> Problem description
Print only the lines from the top of the data through the line with "ys = alt.Scale(domain=[0, 20], nice=False)", both included, skipping every picture.

> Data provided
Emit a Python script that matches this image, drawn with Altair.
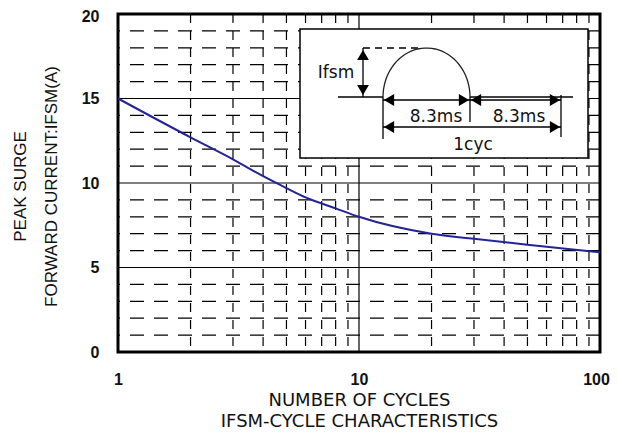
import altair as alt
import pandas as pd
import numpy as np

# ---- data ----
cycles = [1, 2, 3, 4, 5, 6, 8, 10, 20, 30, 50, 100]
ifsm = [15.0, 12.7, 11.4, 10.4, 9.7, 9.15, 8.5, 8.0, 7.0, 6.7, 6.35, 5.9]

x_major = [10]
x_minor = [2, 3, 4, 5, 6, 7, 8, 9, 20, 30, 40, 50, 60, 70, 80, 90]
y_major = [5, 10, 15]
y_minor = [1, 2, 3, 4, 6, 7, 8, 9, 11, 12, 13, 14, 16, 17, 18, 19]
x_ticks = [1, 10, 100]
y_ticks = [0, 5, 10, 15, 20]

W, H = 482, 338

xs = alt.Scale(type="log", domain=[1, 100], nice=False)
ys = alt.Scale(domain=[0, 20], nice=False)

x_axis = alt.Axis(values=x_ticks, format="d", grid=False, ticks=False, tickSize=0, domain=False,
                  labelPadding=19, labelFontSize=16, labelFontWeight="bold", labelFont="Liberation Sans",
                  labelColor="#111", labelFlush=False, labelBound=False, labelOverlap=False,
                  labelOffset={"condition": {"test": "datum.value == 100", "value": -4}, "value": 0},
                  title=["NUMBER OF CYCLES", "IFSM-CYCLE CHARACTERISTICS"],
                  titleFont="DejaVu Sans", titleFontSize=18, titleFontWeight="normal", titleColor="#111",
                  titleLineHeight=21, titleBaseline="middle", titleX=W / 2, titleY=48)
y_axis = alt.Axis(values=y_ticks, grid=False, ticks=False, tickSize=0, domain=False,
                  labelPadding=19, labelFontSize=16, labelFontWeight="bold", labelFont="Liberation Sans",
                  labelColor="#111", labelFlush=False, labelBound=False,
                  labelOffset={"condition": {"test": "datum.value == 20", "value": 2}, "value": 0},
                  title=["PEAK SURGE", "FORWARD CURRENT:IFSM(A)"],
                  titleFont="Liberation Sans", titleFontSize=17, titleFontWeight="normal", titleColor="#111",
                  titleLineHeight=31, titleAngle=-90, titleBaseline="middle", titleAlign="center",
                  titleX=-98, titleY=172)

curve_df = pd.DataFrame({"n": cycles, "i": ifsm})
base_axes = alt.Chart(curve_df).mark_line(opacity=0).encode(
    x=alt.X("n:Q", scale=xs, axis=x_axis), y=alt.Y("i:Q", scale=ys, axis=y_axis))

vminor = alt.Chart(pd.DataFrame({"v": x_minor})).mark_rule(
    color="black", strokeWidth=1.2, strokeDash=[9, 8]).encode(x=alt.X("v:Q", scale=xs))
hminor = alt.Chart(pd.DataFrame({"v": y_minor})).mark_rule(
    color="black", strokeWidth=1.2, strokeDash=[14, 10]).encode(y=alt.Y("v:Q", scale=ys))
vmajor = alt.Chart(pd.DataFrame({"v": x_major})).mark_rule(
    color="black", strokeWidth=1.2).encode(x=alt.X("v:Q", scale=xs))
hmajor = alt.Chart(pd.DataFrame({"v": y_major})).mark_rule(
    color="black", strokeWidth=1.2).encode(y=alt.Y("v:Q", scale=ys))

curve = alt.Chart(curve_df).mark_line(color="#23239a", strokeWidth=2, interpolate="monotone").encode(
    x=alt.X("n:Q", scale=xs), y=alt.Y("i:Q", scale=ys))

# ---- inset waveform diagram (plot-area pixel geometry) ----
box_df = pd.DataFrame({"x": [182], "x2": [470], "y": [15], "y2": [144]})
box = alt.Chart(box_df).mark_rect(fill="white", stroke="black", strokeWidth=1.5).encode(
    x=alt.X("x:Q", scale=None, axis=None), x2="x2:Q",
    y=alt.Y("y:Q", scale=None, axis=None), y2="y2:Q")

seg_x1 = [220, 352, 245, 265, 352, 443, 265, 352, 265]
seg_x2 = [265, 455, 245, 265, 352, 443, 352, 443, 443]
seg_y1 = [83, 83, 34, 83, 83, 81, 86, 86, 113]
seg_y2 = [83, 83, 83, 125, 108, 123, 86, 86, 113]
segs = alt.Chart(pd.DataFrame({"x": seg_x1, "x2": seg_x2, "y": seg_y1, "y2": seg_y2})).mark_rule(
    color="black", strokeWidth=1.3).encode(
    x=alt.X("x:Q", scale=None, axis=None), x2="x2:Q",
    y=alt.Y("y:Q", scale=None, axis=None), y2="y2:Q")

dash = alt.Chart(pd.DataFrame({"x": [245], "x2": [300], "y": [34], "y2": [34]})).mark_rule(
    color="black", strokeWidth=1.3, strokeDash=[7, 5]).encode(
    x=alt.X("x:Q", scale=None, axis=None), x2="x2:Q",
    y=alt.Y("y:Q", scale=None, axis=None), y2="y2:Q")

t = np.linspace(np.pi, 0, 40)
arc_df = pd.DataFrame({"k": range(40), "x": 308.5 + 43.5 * np.cos(t), "y": 83 - 49 * np.sin(t)})
arc = alt.Chart(arc_df).mark_line(color="#222", strokeWidth=1.3).encode(
    x=alt.X("x:Q", scale=None, axis=None), y=alt.Y("y:Q", scale=None, axis=None), order="k:Q")

head_x = [271, 346, 358, 437, 271, 437, 245, 245]
head_y = [86, 86, 86, 86, 113, 113, 41, 76]
head_s = ["triangle-left", "triangle-right", "triangle-left", "triangle-right",
          "triangle-left", "triangle-right", "triangle-up", "triangle-down"]
heads = alt.Chart(pd.DataFrame({"x": head_x, "y": head_y, "s": head_s})).mark_point(
    filled=True, color="black", size=140, opacity=1).encode(
    x=alt.X("x:Q", scale=None, axis=None), y=alt.Y("y:Q", scale=None, axis=None),
    shape=alt.Shape("s:N", scale=None, legend=None))

lbl_t = ["Ifsm", "8.3ms", "8.3ms", "1cyc"]
lbl_x = [218, 318, 401, 355]
lbl_y = [59, 103, 103, 131]
labels = alt.Chart(pd.DataFrame({"t": lbl_t, "x": lbl_x, "y": lbl_y})).mark_text(
    font="DejaVu Sans", fontSize=17, color="#111", align="center", baseline="middle").encode(
    x=alt.X("x:Q", scale=None, axis=None), y=alt.Y("y:Q", scale=None, axis=None), text="t:N")

chart = alt.layer(base_axes, vminor, hminor, vmajor, hmajor, curve,
                  box, segs, dash, arc, heads, labels).properties(
    width=W, height=H,
    autosize=alt.AutoSizeParams(type="none"),
    padding={"left": 110, "top": 6, "right": 10, "bottom": 77},
    background="white",
).configure_view(stroke="black", strokeWidth=3)

chart.save("out.html", embed_options={"renderer": "svg", "actions": False})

> Written answer
Emit a Python script that matches this image, drawn with Altair.
import altair as alt
import pandas as pd
import numpy as np

# ---- data ----
cycles = [1, 2, 3, 4, 5, 6, 8, 10, 20, 30, 50, 100]
ifsm = [15.0, 12.7, 11.4, 10.4, 9.7, 9.15, 8.5, 8.0, 7.0, 6.7, 6.35, 5.9]

x_major = [10]
x_minor = [2, 3, 4, 5, 6, 7, 8, 9, 20, 30, 40, 50, 60, 70, 80, 90]
y_major = [5, 10, 15]
y_minor = [1, 2, 3, 4, 6, 7, 8, 9, 11, 12, 13, 14, 16, 17, 18, 19]
x_ticks = [1, 10, 100]
y_ticks = [0, 5, 10, 15, 20]

W, H = 482, 338

xs = alt.Scale(type="log", domain=[1, 100], nice=False)
ys = alt.Scale(domain=[0, 20], nice=False)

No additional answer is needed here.